In-GenIE-ous experiments to find causal variants from GWAS

Experimental Science Nov 16, 2020

Genome-wide association studies (GWAS) have discovered thousands of regions of the genome associated with human disease risk. But each association typically reveals anywhere from a handful to many dozens of genetic variants that are all correlated with disease risk. In general only one or two of these variants are likely to actually cause the difference in risk between people, yet it’s notoriously difficult to find the causal variant(s). Most associated variants, whether single-nucleotide polymorphisms (SNPs) or short insertions / deletions, are in non-coding regions, and so they must somehow alter gene regulation rather than protein structure.

We developed a new method that can be used to screen up to a few dozen SNPs for a causal effect on gene transcription. We call it GenIE — Genome engineering-based Interrogation of Enhancers, and it was recently published in Nucleic Acids Research.

With GenIE we use CRISPR-Cas9 to target a double-stranded DNA break near the SNP of interest, and use homology directed repair (HDR) with a designed oligonucleotide to introduce alternative SNP alleles. We then extract genomic DNA and RNA (to make cDNA) from the edited pool of cells and do a simple PCR across the SNP of interest, followed by sequencing. Comparing the ratio of SNP alleles in cDNA vs. gDNA tells you the relative transcription levels of the two alleles — in other words, the causal effect of the SNP on gene expression.


We applied our GenIE method to functionally test likely causal eQTLs in iPSCs. We tested a SNP in MUL1 and one in ABHD4 and in both cases saw a strong effect of the SNP in the same direction as the eQTL.


Left: eQTLs for MUL1 or ABHD4, showing expression of the different alleles.
Right: GenIE results, showing the relative expression of the HDR-introduced alleles (A vs. C for MUL1, and C vs. T for ABHD4) or the deletion alleles, relative to the reference allele.

Because we use Cas9, we are able to analyse both HDR events (with the desired allele) as well as deletions of different sizes covering the Cas9 cut site. In our MUL1 and ABHD4 examples, you can see that the deletions over this region of the genome also have an effect on the expression of the gene, which suggests that this region acts as an intronic enhancer.

You can use our R package, rgenie (available on CRAN), to plot the deletion alleles in your cDNA or gDNA.


To see if deletions are having an effect, it helps to also compare the deletion profiles of individual replicates. Here is an intronic SNP in the CLU gene where there is a clear effect of deletions increasing RNA transcription by about 1.3x (cDNA replicates in red, gDNA replicates in blue).


GenIE is especially sensitive to splicing changes if you position the PCR primers so that one is in the alternatively spliced exon. For example, we targeted a synonymous SNP in CCDC6. We didn’t see any effect of that SNP on splicing or transcription, but deletions that spanned the nearby splice site had a huge effect on transcription across the splice site, as you would expect.
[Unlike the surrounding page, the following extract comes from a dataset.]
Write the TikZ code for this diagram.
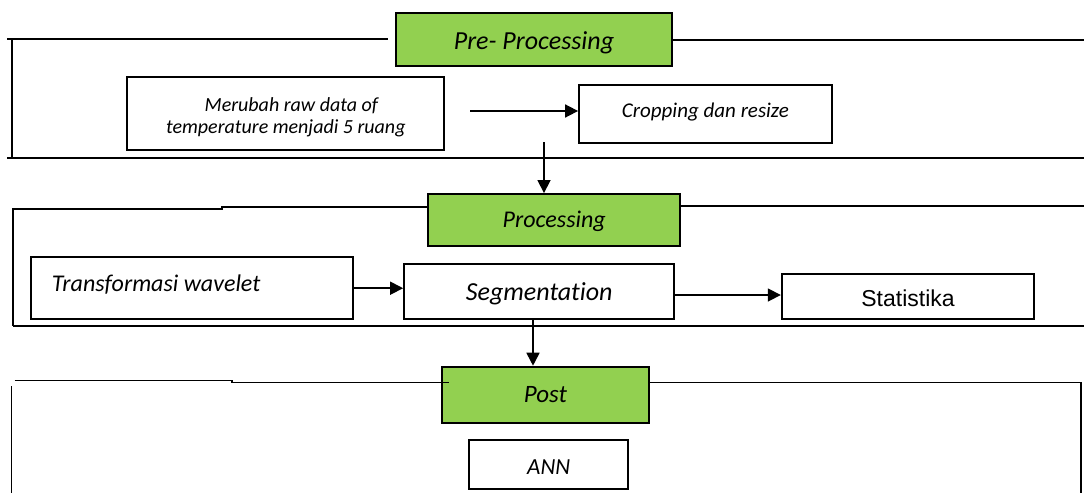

With GenIE it is even possible to edit the genome using a complex mixture of HDR events, and by carrying this out around the splice site we were able to recapitulate the known consensus splicing motif.

There are a few things to keep in mind with GenIE. It is important to use the right cell type to see a relevant effect, and the gene also needs to be transcribed at a high enough level. We think it’s feasible at >= 1 TPM, but this also depends on the editing efficiency of the SNP. As with any CRISPR experiment, not all guides edit efficiently. Importantly, when using GenIE you’re measuring nascent transcripts for intronic SNPs, so you’re only assaying the effect on the gene in which the SNP is located. It’s also important to consider both the number of replicates you do as well as the effect size that you see for each SNP.

Previous methods for finding causal SNPs from GWAS can’t do quite what GenIE does. They either (a) can test a lot of sites across the genome, but can’t tell you about individual SNPs (because they only give you resolution limited to 1000 bp or more if they use KRAB-based repression), or (b) are extremely laborious, since they require isolating multiple clonal cell lines. GenIE fills a sweet spot between the two — you can test the entire “credible set” of potentially causal variants for a GWAS association with single-allele resolution in just a couple of weeks. One of the most important aspects of GenIE is that screening the SNPs of interest occurs at the endogenous location. And, given that the editing is performed in a pool of cells, it is relatively simple to do a pooled differentiation into a relevant cell type where you expect to see a regulatory effect of the SNP on your gene of choice. GenIE could also be applied to primary cells for which sub-cloning or growing is difficult.

We hope that our new method, along with the rgenie analysis package, will be used to identify causal variants in disease-relevant genes, aiding target prioritisation and drug discovery for a large range of human diseases.